Ela disse que, se tivesse condições de comprar uma casa, não estaria lá. Rosilene é soropositiva, está grávida de 8 meses e o marido foi preso. "Sobrevivemos porque todo mundo ajuda."
"Aqui é bom porque não dependemos de ninguém", disse Luciano Lúcio, 22, que mora embaixo de um viaduto próximo à ponte da Casa Verde (zona norte) com 15 colegas, incluindo três meninas. O sonho dele é ter uma família: "Aqui todo mundo se ajuda. O ruim é não ter família".
O catador de papelão Rogério Alencar de Almeida tem 25 anos e trouxe os outros para morarem com ele debaixo do viaduto. "Vi os meninos passando frio e fome na estação e trouxe eles para cá. Aqui a gente não fica sem comer", disse Almeida.
Ele é o mais velho de todos e toma conta dos menores que têm entre 11 e 16 anos. O catador afirmou que alguns dos meninos o ajudam, outros "olham" carros ou pedem dinheiro na estação. "Pelo menos eles ficam longe da violência e das drogas."
Gilcemar Batista Martins, 12, morava na estação e foi levado para debaixo do viaduto por Almeida. "Depois que o meu pai morreu, minha mãe me mandava embora de casa toda hora e ainda me batia com fio. Aí eu saí e não voltei mais", disse Martins, que mora na rua há mais de um ano.
Darlene Moraes da Silva, 24, vende balas em faróis da cidade e mora debaixo da ponte Jânio Quadros (antigo viaduto Vila Maria), zona norte de São Paulo. Silva mora com o marido, dois filhos (de 2 e 3 anos) e um sobrinho (de 11 anos).

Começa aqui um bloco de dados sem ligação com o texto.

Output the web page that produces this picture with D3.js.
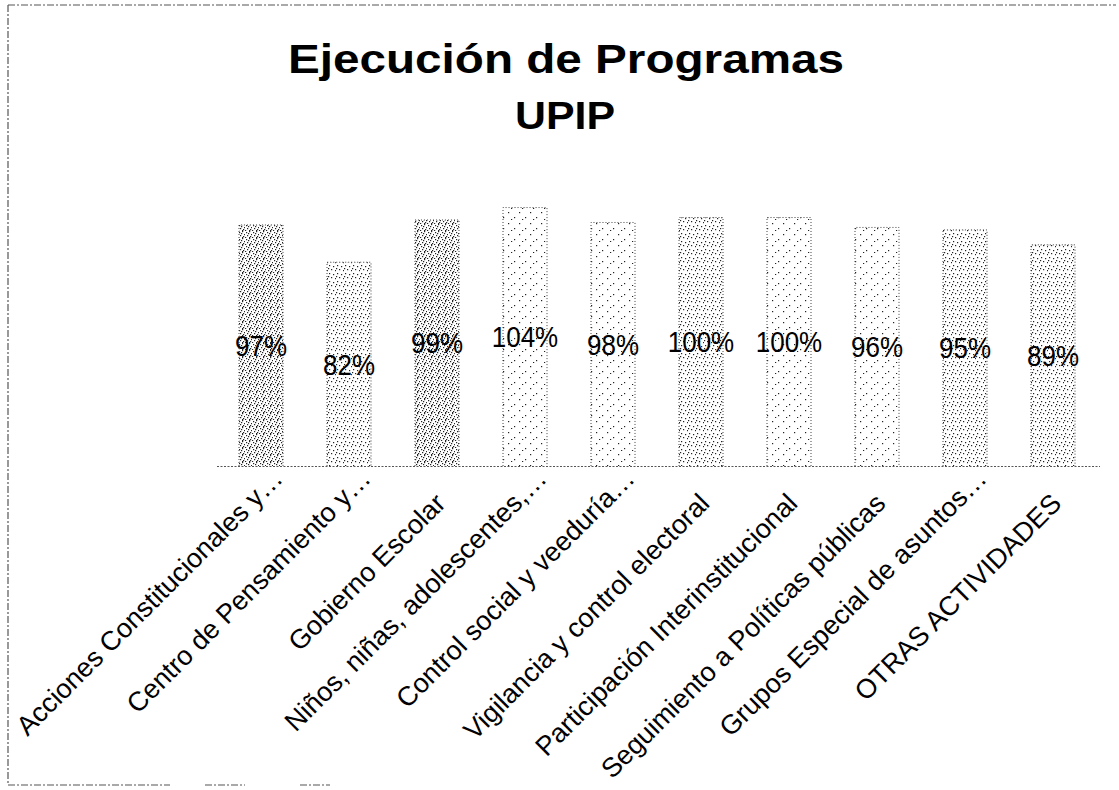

O espaço debaixo da ponte é dividido ainda com a família do jardineiro José Martins de Lima Neto, 36, que mora com a mulher, e uma filha de 1 ano.
"Só com o dinheiro da passagem eu não volto para a minha terra. Pelo menos aqui a gente não passa fome", disse Neto. O sonho do casal é conseguir cerca de R$ 2 mil para retornar à Bahia (de onde vieram há cinco meses) e montar uma "vendinha".